Lines And Angles | Exercise 6.3 | NCERT Solution Maths 9 | Chapter 6

Exercise: 6.3 (Page No: 107)

1. In Fig. 6.39, sides QP and RQ of ΔPQR are produced to points S and T respectively. If ∠SPR = 135° and ∠PQT = 110°, find ∠PRQ.

Solution:

It is given the TQR is a straight line and so, the linear pairs (i.e. ∠TQP and ∠PQR) will add up to 180°

So, ∠TQP +∠PQR = 180°

Now, putting the value of ∠TQP = 110° we get,

∠PQR = 70°

Consider the ΔPQR,

Here, the side QP is extended to S and so, ∠SPR forms the exterior angle.

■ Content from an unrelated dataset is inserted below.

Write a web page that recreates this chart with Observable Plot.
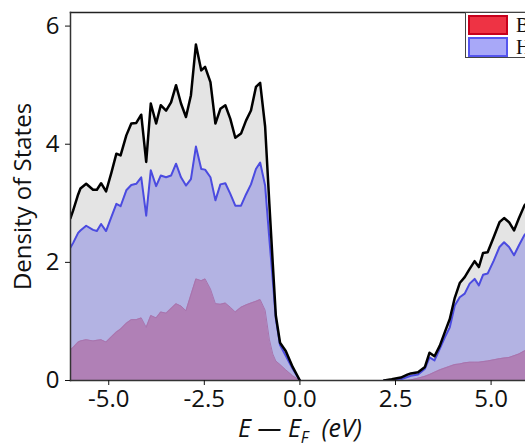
<!DOCTYPE html>
<html><head><meta charset="utf-8">
<script src="https://cdn.jsdelivr.net/npm/d3@7"></script>
<script src="https://cdn.jsdelivr.net/npm/@observablehq/plot@0.6"></script>
<style>
html,body{margin:0;padding:0;background:#fff;}
#wrap{position:relative;width:525px;height:443px;overflow:hidden;}
#legend{position:absolute;left:465px;top:12px;width:90px;height:44px;border:1px solid #444;background:#fff;font-family:"Liberation Serif",serif;font-size:20px;color:#111;}
.sw{position:absolute;left:2px;width:36px;height:16px;border:2px solid;}
.lt{position:absolute;left:50px;line-height:20px;}
#xlab{position:absolute;left:70px;width:460px;top:410px;text-align:center;font-family:"Open Sans",sans-serif;font-size:25px;font-style:italic;color:#111;}
#xlab sub{font-size:16px;}
</style>
</head><body>
<div id="wrap"></div>
<script>
// Valence band: energy (eV), total DOS, H DOS, B DOS
const vbEnergy = [-6.00,-5.93,-5.80,-5.74,-5.59,-5.41,-5.31,-5.20,-5.07,-4.93,-4.80,-4.69,-4.54,-4.41,-4.28,-4.15,-4.02,-3.90,-3.76,-3.64,-3.50,-3.37,-3.24,-3.11,-2.98,-2.85,-2.72,-2.58,-2.48,-2.34,-2.21,-2.08,-1.95,-1.82,-1.69,-1.54,-1.41,-1.28,-1.15,-1.04,-0.91,-0.80,-0.71,-0.63,-0.52,-0.37,-0.19,0.00];
const vbTotal  = [2.75,2.88,3.15,3.25,3.33,3.23,3.23,3.34,3.20,3.52,3.84,3.81,4.15,4.35,4.36,4.50,3.70,4.69,4.35,4.66,4.57,4.71,5.00,4.69,4.46,4.83,5.69,5.25,5.31,5.05,4.35,4.60,4.66,4.43,4.11,4.18,4.40,4.57,4.97,5.04,4.30,3.00,1.98,1.10,0.64,0.50,0.23,0.00];
const vbH      = [2.25,2.33,2.50,2.54,2.62,2.55,2.53,2.65,2.53,2.77,2.99,2.95,3.22,3.31,3.33,3.44,2.79,3.56,3.29,3.47,3.44,3.47,3.67,3.44,3.30,3.41,3.96,3.58,3.57,3.44,3.05,3.32,3.34,3.16,2.96,2.96,3.15,3.32,3.58,3.69,3.30,2.40,1.70,1.05,0.60,0.42,0.20,0.00];
const vbB      = [0.52,0.56,0.65,0.67,0.69,0.67,0.68,0.69,0.65,0.74,0.82,0.87,0.97,1.03,1.03,1.06,0.90,1.10,1.06,1.16,1.14,1.22,1.30,1.26,1.18,1.45,1.72,1.69,1.72,1.55,1.30,1.29,1.31,1.24,1.16,1.24,1.28,1.31,1.34,1.37,1.19,0.70,0.45,0.33,0.27,0.18,0.08,0.00];
// Conduction band
const cbEnergy = [2.20,2.40,2.64,2.81,2.90,3.09,3.27,3.39,3.52,3.66,3.79,3.92,4.05,4.18,4.31,4.44,4.57,4.68,4.79,4.91,5.07,5.22,5.34,5.47,5.60,5.73,5.87,5.95];
const cbTotal  = [0.00,0.02,0.05,0.10,0.12,0.14,0.23,0.47,0.41,0.59,0.82,1.04,1.40,1.65,1.75,1.89,2.02,1.92,2.16,2.17,2.43,2.68,2.75,2.68,2.54,2.75,2.96,3.02];
const cbH      = [0.00,0.01,0.02,0.06,0.08,0.10,0.20,0.39,0.34,0.54,0.73,0.90,1.27,1.41,1.47,1.64,1.72,1.61,1.79,1.81,2.03,2.26,2.34,2.26,2.12,2.29,2.46,2.52];
const cbB      = [0.00,0.00,0.00,0.00,0.01,0.04,0.07,0.10,0.14,0.18,0.21,0.24,0.27,0.28,0.30,0.31,0.31,0.31,0.32,0.33,0.35,0.37,0.38,0.39,0.42,0.45,0.50,0.52];

const xTicks = [-5, -2.5, 0, 2.5, 5];
const yTicks = [0, 2, 4, 6];
const yLabel = "Density of States";
const legendLabels = ["B", "H"];

const rows = [
  ...vbEnergy.map((e, i) => ({E: e, total: vbTotal[i], h: vbH[i], b: vbB[i], band: "vb"})),
  ...cbEnergy.map((e, i) => ({E: e, total: cbTotal[i], h: cbH[i], b: cbB[i], band: "cb"}))
];

const chart = Plot.plot({
  width: 525, height: 443,
  marginLeft: 70, marginRight: 0, marginTop: 12, marginBottom: 63,
  style: {fontFamily: "Open Sans", color: "#111", background: "transparent", overflow: "visible"},
  x: {domain: [-6, 5.9]},
  y: {domain: [0, 6.23]},
  marks: [
    Plot.areaY(rows, {x: "E", y: "total", z: "band", fill: "#e4e4e4", clip: true}),
    Plot.areaY(rows, {x: "E", y: "h", z: "band", fill: "#b3b3e3", clip: true}),
    Plot.areaY(rows, {x: "E", y: "b", z: "band", fill: "#b080b6", clip: true}),
    Plot.line(rows, {x: "E", y: "b", z: "band", stroke: "#a874ae", strokeWidth: 1, clip: true}),
    Plot.line(rows, {x: "E", y: "h", z: "band", stroke: "#4b4be0", strokeWidth: 2, clip: true}),
    Plot.line(rows, {x: "E", y: "total", z: "band", stroke: "#000", strokeWidth: 2.5, clip: true}),
    Plot.frame({anchor: "top", stroke: "#222", strokeWidth: 1.5}),
    Plot.frame({anchor: "left", stroke: "#333", strokeWidth: 1.5}),
    Plot.frame({anchor: "bottom", stroke: "#333", strokeWidth: 1.5}),
    Plot.axisX({ticks: xTicks, tickFormat: d => d.toFixed(1), tickSize: 5, tickPadding: 4, fontSize: 24, label: null}),
    Plot.axisY({ticks: yTicks, tickFormat: d => String(d), tickSize: 5, tickPadding: 6, fontSize: 24, label: yLabel, labelAnchor: "center", labelArrow: "none", labelOffset: 57})
  ]
});

const wrap = document.getElementById("wrap");
wrap.appendChild(chart);

const leg = document.createElement("div");
leg.id = "legend";
const swCols = [["#ee3344", "#c8001c"], ["#a8a8f8", "#5555ee"]];
legendLabels.forEach((lab, i) => {
  const sw = document.createElement("div");
  sw.className = "sw";
  sw.style.top = (2 + i * 22) + "px";
  sw.style.background = swCols[i][0];
  sw.style.borderColor = swCols[i][1];
  leg.appendChild(sw);
  const t = document.createElement("div");
  t.className = "lt";
  t.style.top = (2 + i * 22) + "px";
  t.textContent = lab;
  leg.appendChild(t);
});
wrap.appendChild(leg);

const xl = document.createElement("div");
xl.id = "xlab";
xl.innerHTML = "E — E<sub>F</sub>&nbsp;&nbsp;(eV)";
wrap.appendChild(xl);
</script>
</body></html>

Thus, ∠SPR (∠SPR = 135°) is equal to the sum of interior opposite angles. (Triangle property)

Or, ∠PQR +∠PRQ = 135°

Now, putting the value of ∠PQR = 70° we get,

∠PRQ = 135°-70°

Hence, ∠PRQ = 65°

2. In Fig. 6.40, ∠X = 62°, ∠XYZ = 54°. If YO and ZO are the bisectors of ∠XYZ and ∠XZY respectively of Δ XYZ, find ∠OZY and ∠YOZ.

Solution:

We know that the sum of the interior angles of the triangle.

So, ∠X +∠XYZ +∠XZY = 180°

Putting the values as given in the question we get,

62°+54° +∠XZY = 180°

Or, ∠XZY = 64°

Now, we know that ZO is the bisector so,

∠OZY = ½ ∠XZY

∴ ∠OZY = 32°

Similarly, YO is a bisector and so,

∠OYZ = ½ ∠XYZ

Or, ∠OYZ = 27° (As ∠XYZ = 54°)

Now, as the sum of the interior angles of the triangle,

∠OZY +∠OYZ +∠O = 180°

Putting their respective values, we get,

∠O = 180°-32°-27°

Hence, ∠O = 121°

3. In Fig. 6.41, if AB || DE, ∠BAC = 35° and ∠CDE = 53°, find ∠DCE.

Solution:

We know that AE is a transversal since AB || DE

Here ∠BAC and ∠AED are alternate interior angles.

Hence, ∠BAC = ∠AED

It is given that ∠BAC = 35°

∠AED = 35°

Now consider the triangle CDE. We know that the sum of the interior angles of a triangle is 180°.

∴ ∠DCE+∠CED+∠CDE = 180°

Putting the values, we get

∠DCE+35°+53° = 180°

Hence, ∠DCE = 92°

4. In Fig. 6.42, if lines PQ and RS intersect at point T, such that ∠PRT = 40°, ∠RPT = 95° and ∠TSQ = 75°, find ∠SQT.

Solution:

Consider triangle PRT.

∠PRT +∠RPT + ∠PTR = 180°

So, ∠PTR = 45°

Now ∠PTR will be equal to ∠STQ as they are vertically opposite angles.

So, ∠PTR = ∠STQ = 45°

Again, in triangle STQ,

∠TSQ +∠PTR + ∠SQT = 180°

Solving this we get,

74° + 45° + ∠SQT = 180°

∠SQT = 60°

5. In Fig. 6.43, if PQ ⊥ PS, PQ || SR, ∠SQR = 28° and ∠QRT = 65°, then find the values of x and y.

Solution:

x +∠SQR = ∠QRT (As they are alternate angles since QR is transversal)

So, x+28° = 65°

∴ x = 37°

It is also known that alternate interior angles are same and so,

∠QSR = x = 37°

Also, Now,

∠QRS +∠QRT = 180° (As they are a Linear pair)

Or, ∠QRS+65° = 180°

So, ∠QRS = 115°

Using the angle sum property in Δ SPQ,

∠SPQ + x + y = 180°

Putting their respective values, we get,

90°+37° + y = 180°

y = 1800 – 1270 = 530

Hence, y = 53°

6. In Fig. 6.44, the side QR of ΔPQR is produced to a point S. If the bisectors of ∠PQR and ∠PRS meet at point T, then prove that ∠QTR = ½ ∠QPR.

Solution:

Consider the ΔPQR. ∠PRS is the exterior angle and ∠QPR and ∠PQR are interior angles.

So, ∠PRS = ∠QPR+∠PQR (According to triangle property)

Or, ∠PRS -∠PQR = ∠QPR ———–(i)

Now, consider the ΔQRT,

∠TRS = ∠TQR+∠QTR

Or, ∠QTR = ∠TRS-∠TQR

We know that QT and RT bisect ∠PQR and ∠PRS respectively.

So, ∠PRS = 2 ∠TRS and ∠PQR = 2∠TQR

Now, ∠QTR = ½ ∠PRS – ½∠PQR

Or, ∠QTR = ½ (∠PRS -∠PQR)

From (i) we know that ∠PRS -∠PQR = ∠QPR

So, ∠QTR = ½ ∠QPR (hence proved).